Can you tell me about casting Ewan McGregor for Dan? And second of all, how do you direct, and how does he act, a character who's so beaten down but is not necessarily a sad sack?

Oh, yeah. We had a couple of actors come in as candidates to play Dan. Every time, we would always talk a lot about The Shining, we would talk a lot about Jack Nicholson and we would talk a lot about Kubrick. Ewan came in, we talked about that for a minute when he first got in the room, but very quickly he was like, "Yeah, yeah, Kubrick's really interesting. Anyway, I want to talk about recovery." That painstaking climb up the cliff face the character has to do for the first half of the film to find his way to purpose, that's what resonated with Ewan. It was stuff that was important and relevant to his own life, and so he was clearly the right actor for that, simply because in his mind the only conversation we're having was all about in building the characters. The words that always came into my mind when I watched him work were "humility" and "earnestness," I think that's something that he just brings with him. And that's how I think you can connect to a character without feeling like it's a sad sack.

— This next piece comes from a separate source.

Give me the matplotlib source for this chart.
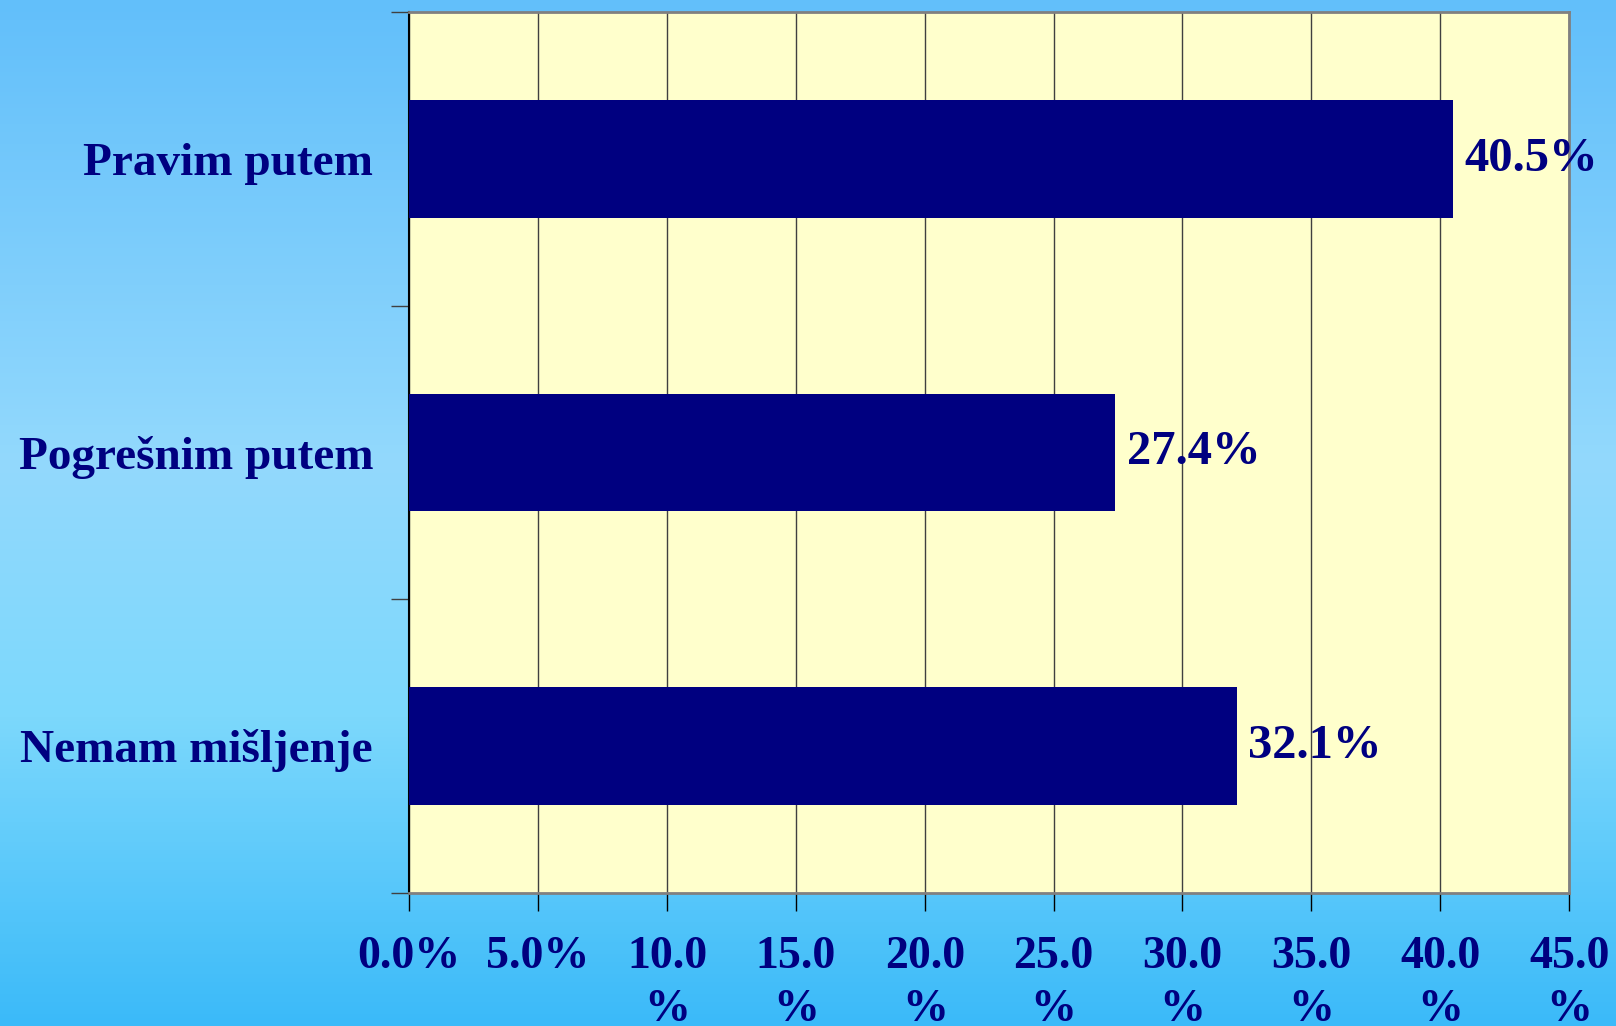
import matplotlib
matplotlib.use("Agg")
import matplotlib.pyplot as plt
import numpy as np
from matplotlib.colors import LinearSegmentedColormap

categories = ["Pravim putem", "Pogrešnim putem", "Nemam mišljenje"]
values = [40.5, 27.4, 32.1]
xticks = [0, 5, 10, 15, 20, 25, 30, 35, 40, 45]
xtick_labels = ["0.0%", "5.0%", "10.0\n%", "15.0\n%", "20.0\n%", "25.0\n%",
                "30.0\n%", "35.0\n%", "40.0\n%", "45.0\n%"]
value_labels = ["40.5%", "27.4%", "32.1%"]

NAVY = "#000080"
FONT = "Liberation Serif"

fig = plt.figure(figsize=(16.16, 10.26), dpi=100)

# gradient background
bg = fig.add_axes([0, 0, 1, 1], zorder=-10)
cmap = LinearSegmentedColormap.from_list(
    "bg", [(0.0, "#62BFFA"), (0.45, "#93D9FD"), (0.7, "#7CD8FC"), (1.0, "#3BBAF9")])
grad = np.linspace(0, 1, 256).reshape(-1, 1)
bg.imshow(grad, aspect="auto", cmap=cmap, extent=[0, 1, 0, 1], origin="upper")
bg.set_axis_off()

ax = fig.add_axes([0.2532, 0.1301, 0.7178, 0.8578])
ax.set_facecolor("#FFFFCC")

ypos = np.arange(len(categories))
ax.barh(ypos, values, height=0.4, color=NAVY, zorder=3)
ax.set_xlim(0, 45)
ax.set_ylim(2.5, -0.5)

ax.set_xticks(xticks)
ax.set_xticklabels(xtick_labels, fontsize=33, fontweight="bold", color=NAVY,
                   family=FONT, linespacing=1.35, va="top")
ax.tick_params(axis="x", direction="out", length=13, width=1, color="black", pad=18)
ax.xaxis.grid(True, color="#404040", linewidth=1, zorder=1)
ax.set_axisbelow(True)

ax.set_yticks([-0.5, 0.5, 1.5, 2.5])
ax.set_yticklabels([])
ax.tick_params(axis="y", which="major", direction="out", length=13, width=1, color="#404040")
ax.set_yticks(ypos, minor=True)
ax.set_yticklabels(categories, minor=True, fontsize=34, fontweight="bold",
                   color=NAVY, family=FONT)
ax.tick_params(axis="y", which="minor", length=0, pad=26)

for s in ["top", "right", "bottom"]:
    ax.spines[s].set_color("#808080")
    ax.spines[s].set_linewidth(2)
ax.spines["left"].set_color("black")
ax.spines["left"].set_linewidth(1.5)

for y, v, lab in zip(ypos, values, value_labels):
    ax.annotate(lab, (v, y), xytext=(8, 0), textcoords="offset points",
                va="center", ha="left", fontsize=35, fontweight="bold",
                color=NAVY, family=FONT, zorder=5, annotation_clip=False)

fig.savefig("out.png", dpi=100)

You kind of did something quite similar with the character of Luke in The Haunting of Hill House last year. There's a lot of pitfalls and responsibility in portraying addiction and recovery.

Responsibility is something that we would talk about a lot. For so many people, it's a huge part of their life. We have a responsibility to approach it as respectfully as possible and as with as much authenticity as we can so that if even one person watches what we did, and uses that to try to improve themselves in their life, we did it right.

Once again in Doctor Sleep we get a classic Mike Flanagan bummer ending. I think it's fair to say without spoilers that things get dramatically different from the book in the end. When did you realize you would have to change a lot about where the where the story goes in that final half hour?

From the beginning, we knew we were going to have to revise the ending. I knew we were talking about changes that would be... not small. The opportunity I saw there was to dig back into the original ending of The Shining, the novel. I started to pull things up that Kubrick had jettisoned from his adaptation of King that I always wished he would have kept. And so that opened up this this new way to explore the cyclical nature of these stories: what if Dan's story and Jack's story, at least on the page, what if they were to be somehow kind of a hybrid? This is a story about handing the baton to the new generation. And I think there is a certain fate for Dan, and that the mechanics of our third act could take us all the way back to the original Shining novel.

This interview has been edited and condensed.